Analisis komparatif semacam ini akan mengangkat argumen Al-Zadjālī dari sekadar kritik terhadap satu kelompok menjadi sebuah teori yang lebih umum tentang mekanisme pembentukan dogmatisme agama.
- Pengabaian terhadap Spektrum Salafī Kontemporer
Buku ini cenderung membidik Salafisme dalam bentuknya yang paling keras dan eksklusif. Namun, Salafisme kontemporer adalah sebuah spektrum yang luas, seperti yang ditunjukkan oleh para peneliti seperti Quintan Wiktorowicz atau Joas Wagemakers. Ada Salafi quietist (purist) yang menolak politik, Salafi politis (ḥarakī) yang berpartisipasi dalam pemilu, dan Salafi jihādī. Analisis Al-Zadjālī sangat relevan untuk memahami akar ideologis Salafi Jihādī dan sebagian Salafi politis, namun mungkin kurang presisi jika diterapkan secara menyeluruh pada kelompok Salafi yang lebih apolitis.
Terakhir, Al-Nubūwāt al-Musta’nafah adalah sebuah karya akademis yang provokatif, penting, dan memberikan kontribusi bagi studi kritis pemikiran Islam. Kekuatan buku ini adalah keberhasilannya membongkar klaim-klaim ahistoris Salafisme dengan menunjukkan bagaimana ia merupakan produk sejarah yang sangat spesifik, yang lahir dari trauma, perebutan kekuasaan, dan monopoli wacana.
Meski demikian, kritik akademis lebih lanjut dapat mempertajam argumennya dengan menghadirkan nuansa yang lebih kaya mengenai keragaman internal dalam tradisi Hanbalī.
Menganalisis secara lebih mendalam faktor-faktor sosio-politik spesifik yang membentuk Wahhabisme, di luar sekadar pengaruh teologis. Memperluas analisis ke dalam kerangka komparatif untuk menguji universalitas tesis Nubuwat Baru.

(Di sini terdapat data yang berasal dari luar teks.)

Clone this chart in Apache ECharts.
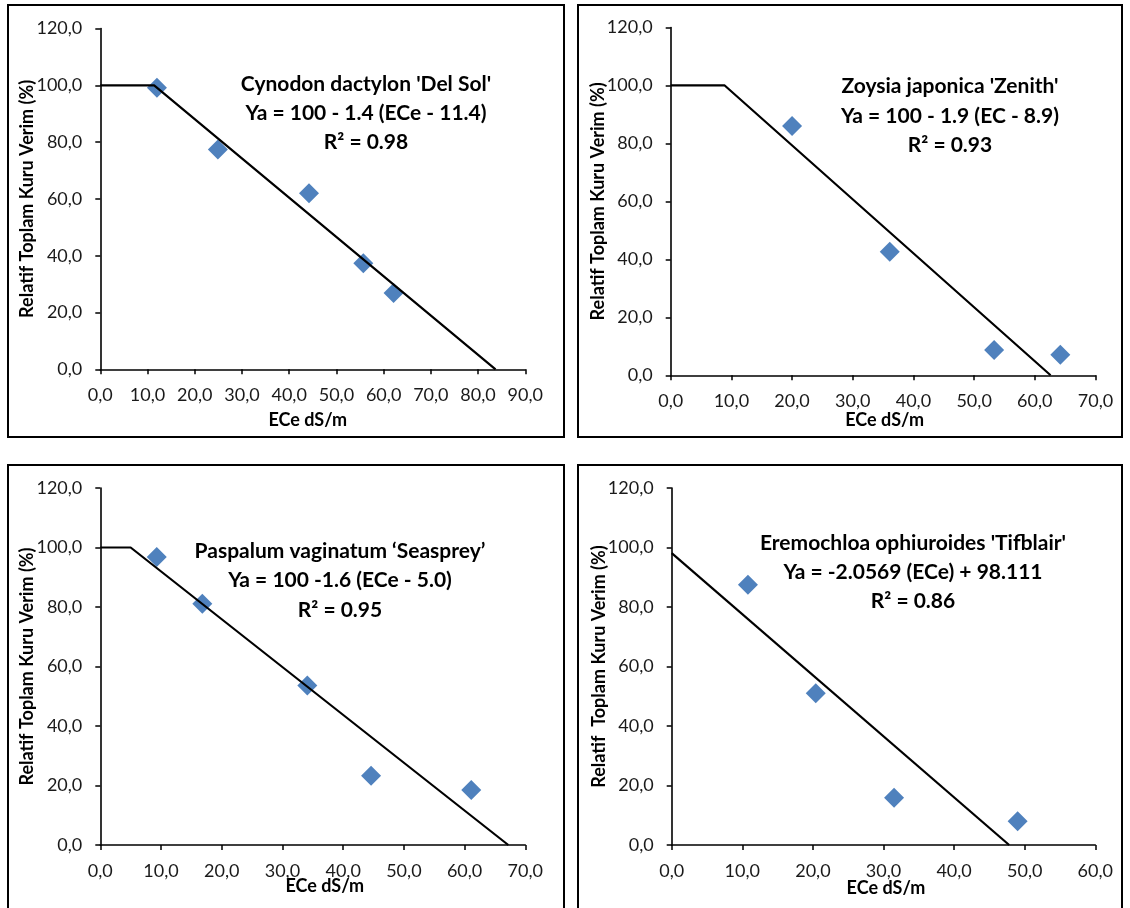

Tesis dari buku ini bukanlah kata terakhir, melainkan sebuah pembuka pintu yang penting bagian kajian salafisme. Ia mengundang para peneliti untuk tidak lagi terjebak dalam perdebatan “apakah Salafisme benar atau salah?”, melainkan untuk mengajukan pertanyaan yang lebih fundamental: “Bagaimana sebuah klaim kebenaran agama diproduksi, dilegitimasi, dan dipertahankan dalam sejarah?”.